= TASK TO COMPLETE =
Images are not part of the copy; write out the rest of the data exactly as given.

Start GIVEN MATERIAL

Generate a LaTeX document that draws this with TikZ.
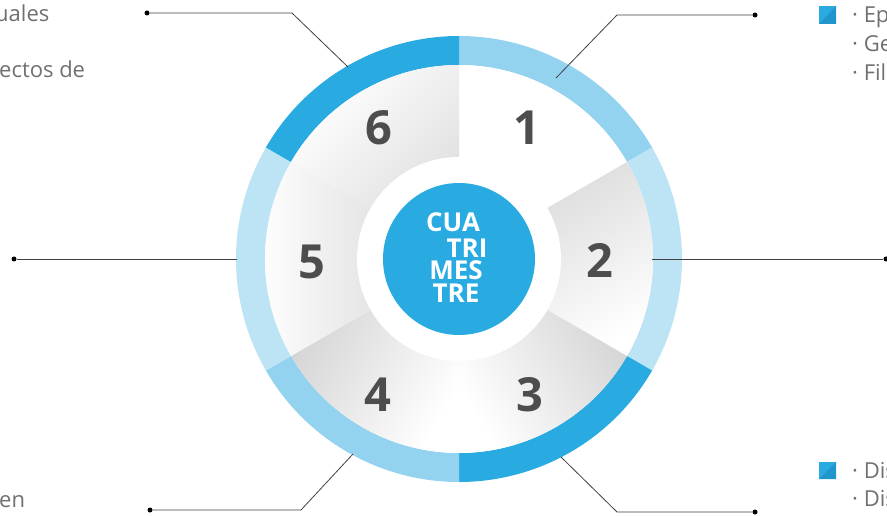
\documentclass[tikz,border=0pt]{standalone}
\usepackage{fontspec}
\setmainfont{Open Sans}
\definecolor{azul}{HTML}{29ABE2}
\definecolor{azulosc}{HTML}{2096CC}
\definecolor{celeste}{HTML}{94D3F0}
\definecolor{claro}{HTML}{BDE4F5}
\definecolor{cifra}{HTML}{4D4D4D}
\definecolor{gris}{HTML}{707070}
\begin{document}
\begin{tikzpicture}[x=1pt,y=1pt,
  num/.style={text=cifra,font=\fontsize{47}{47}\selectfont\bfseries},
  centro/.style={text=white,font=\fontsize{26}{26}\selectfont\bfseries,anchor=base,inner sep=0pt},
  lista/.style={text=gris,font=\fontsize{22}{29}\selectfont,anchor=base west,inner sep=0pt},
  linea/.style={black!75,line width=.8pt},
  punto/.style={circle,fill=black,inner sep=0pt,minimum size=5pt}]
\useasboundingbox (0,0) rectangle (887,515);
\begin{scope}[shift={(459,256)}]
\foreach \a/\col in {30/celeste,-30/claro,-90/azul,-150/celeste,150/claro,90/azul}
{
    \fill[\col] (\a:194)--(\a:223) arc[start angle=\a,end angle=\a+60,radius=223]
        --(\a+60:194) arc[start angle=\a+60,end angle=\a,radius=194]--cycle;
}
\foreach \a/\s/\g in {30/0/0,-30/30/16,-90/-60/18,-150/60/18,150/-90/18,90/-135/14}
{
    \shade[top color=black!\g,bottom color=white,shading angle=\s]
        (0,0)--(\a:194) arc[start angle=\a,end angle=\a+60,radius=194]--cycle;
}
\fill[white] (0,0) circle (102);
\fill[azul] (0,0) circle (76);
\end{scope}
\foreach \i/\x/\y in {1/527/387,2/600/255,3/530/120,4/378/120,5/312/253,6/379/387}
{
    \node[num] (n\i) at (\x,\y) {\i};
}
\node[centro] (cua) at (453,283) {CUA};
\node[centro] (tri) at (467,258) {TRI};
\node[centro] (mes) at (456,235) {MES};
\node[centro] (tre) at (456,212) {TRE};
% conectores
\node[punto] (p6) at (147,502) {};
\coordinate (q6) at (292,502);
\coordinate (r6) at (348,448);
\node[punto] (p1) at (755,500) {};
\coordinate (q1) at (617,500);
\coordinate (r1) at (556,437);
\node[punto] (p2) at (886,256) {};
\coordinate (r2) at (652,256);
\node[punto] (p5) at (14,256) {};
\coordinate (r5) at (237,256);
\node[punto] (p4) at (150,5) {};
\coordinate (q4) at (301,5);
\coordinate (r4) at (353,61);
\node[punto] (p3) at (755,3) {};
\coordinate (q3) at (617,3);
\coordinate (r3) at (561,58);
\draw[linea] (p6)--(q6)--(r6);
\draw[linea] (p1)--(q1)--(r1);
\draw[linea] (r2)--(p2);
\draw[linea] (p5)--(r5);
\draw[linea] (p4)--(q4)--(r4);
\draw[linea] (p3)--(q3)--(r3);
% textos
\node[lista] (t61) at (-5,493) {uales};
\node[lista] (t62) at (-1,437) {ectos de};
\node[lista] (t41) at (-1,8) {en};
\foreach \y/\yb in {491/509,36/53}
{
    \fill[azul] (819,\y) rectangle (836,\yb);
    \fill[azulosc] (836,\yb)--(836,\y)--(819,\y)--cycle;
}
\node[lista] (t11) at (852,492) {· Ep};
\node[lista] (t12) at (852,463) {· Ge};
\node[lista] (t13) at (852,434) {· Fil};
\node[lista] (t31) at (852,37) {· Dis};
\node[lista] (t32) at (852,9) {· Dis};
\end{tikzpicture}
\end{document}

End GIVEN MATERIAL

= ANSWER BELOW =
Generate a LaTeX document that draws this with TikZ.
\documentclass[tikz,border=0pt]{standalone}
\usepackage{fontspec}
\setmainfont{Open Sans}
\definecolor{azul}{HTML}{29ABE2}
\definecolor{azulosc}{HTML}{2096CC}
\definecolor{celeste}{HTML}{94D3F0}
\definecolor{claro}{HTML}{BDE4F5}
\definecolor{cifra}{HTML}{4D4D4D}
\definecolor{gris}{HTML}{707070}
\begin{document}
\begin{tikzpicture}[x=1pt,y=1pt,
  num/.style={text=cifra,font=\fontsize{47}{47}\selectfont\bfseries},
  centro/.style={text=white,font=\fontsize{26}{26}\selectfont\bfseries,anchor=base,inner sep=0pt},
  lista/.style={text=gris,font=\fontsize{22}{29}\selectfont,anchor=base west,inner sep=0pt},
  linea/.style={black!75,line width=.8pt},
  punto/.style={circle,fill=black,inner sep=0pt,minimum size=5pt}]
\useasboundingbox (0,0) rectangle (887,515);
\begin{scope}[shift={(459,256)}]
\foreach \a/\col in {30/celeste,-30/claro,-90/azul,-150/celeste,150/claro,90/azul}
{
    \fill[\col] (\a:194)--(\a:223) arc[start angle=\a,end angle=\a+60,radius=223]
        --(\a+60:194) arc[start angle=\a+60,end angle=\a,radius=194]--cycle;
}
\foreach \a/\s/\g in {30/0/0,-30/30/16,-90/-60/18,-150/60/18,150/-90/18,90/-135/14}
{
    \shade[top color=black!\g,bottom color=white,shading angle=\s]
        (0,0)--(\a:194) arc[start angle=\a,end angle=\a+60,radius=194]--cycle;
}
\fill[white] (0,0) circle (102);
\fill[azul] (0,0) circle (76);
\end{scope}
\foreach \i/\x/\y in {1/527/387,2/600/255,3/530/120,4/378/120,5/312/253,6/379/387}
{
    \node[num] (n\i) at (\x,\y) {\i};
}
\node[centro] (cua) at (453,283) {CUA};
\node[centro] (tri) at (467,258) {TRI};
\node[centro] (mes) at (456,235) {MES};
\node[centro] (tre) at (456,212) {TRE};
% conectores
\node[punto] (p6) at (147,502) {};
\coordinate (q6) at (292,502);
\coordinate (r6) at (348,448);
\node[punto] (p1) at (755,500) {};
\coordinate (q1) at (617,500);
\coordinate (r1) at (556,437);
\node[punto] (p2) at (886,256) {};
\coordinate (r2) at (652,256);
\node[punto] (p5) at (14,256) {};
\coordinate (r5) at (237,256);
\node[punto] (p4) at (150,5) {};
\coordinate (q4) at (301,5);
\coordinate (r4) at (353,61);
\node[punto] (p3) at (755,3) {};
\coordinate (q3) at (617,3);
\coordinate (r3) at (561,58);
\draw[linea] (p6)--(q6)--(r6);
\draw[linea] (p1)--(q1)--(r1);
\draw[linea] (r2)--(p2);
\draw[linea] (p5)--(r5);
\draw[linea] (p4)--(q4)--(r4);
\draw[linea] (p3)--(q3)--(r3);
% textos
\node[lista] (t61) at (-5,493) {uales};
\node[lista] (t62) at (-1,437) {ectos de};
\node[lista] (t41) at (-1,8) {en};
\foreach \y/\yb in {491/509,36/53}
{
    \fill[azul] (819,\y) rectangle (836,\yb);
    \fill[azulosc] (836,\yb)--(836,\y)--(819,\y)--cycle;
}
\node[lista] (t11) at (852,492) {· Ep};
\node[lista] (t12) at (852,463) {· Ge};
\node[lista] (t13) at (852,434) {· Fil};
\node[lista] (t31) at (852,37) {· Dis};
\node[lista] (t32) at (852,9) {· Dis};
\end{tikzpicture}
\end{document}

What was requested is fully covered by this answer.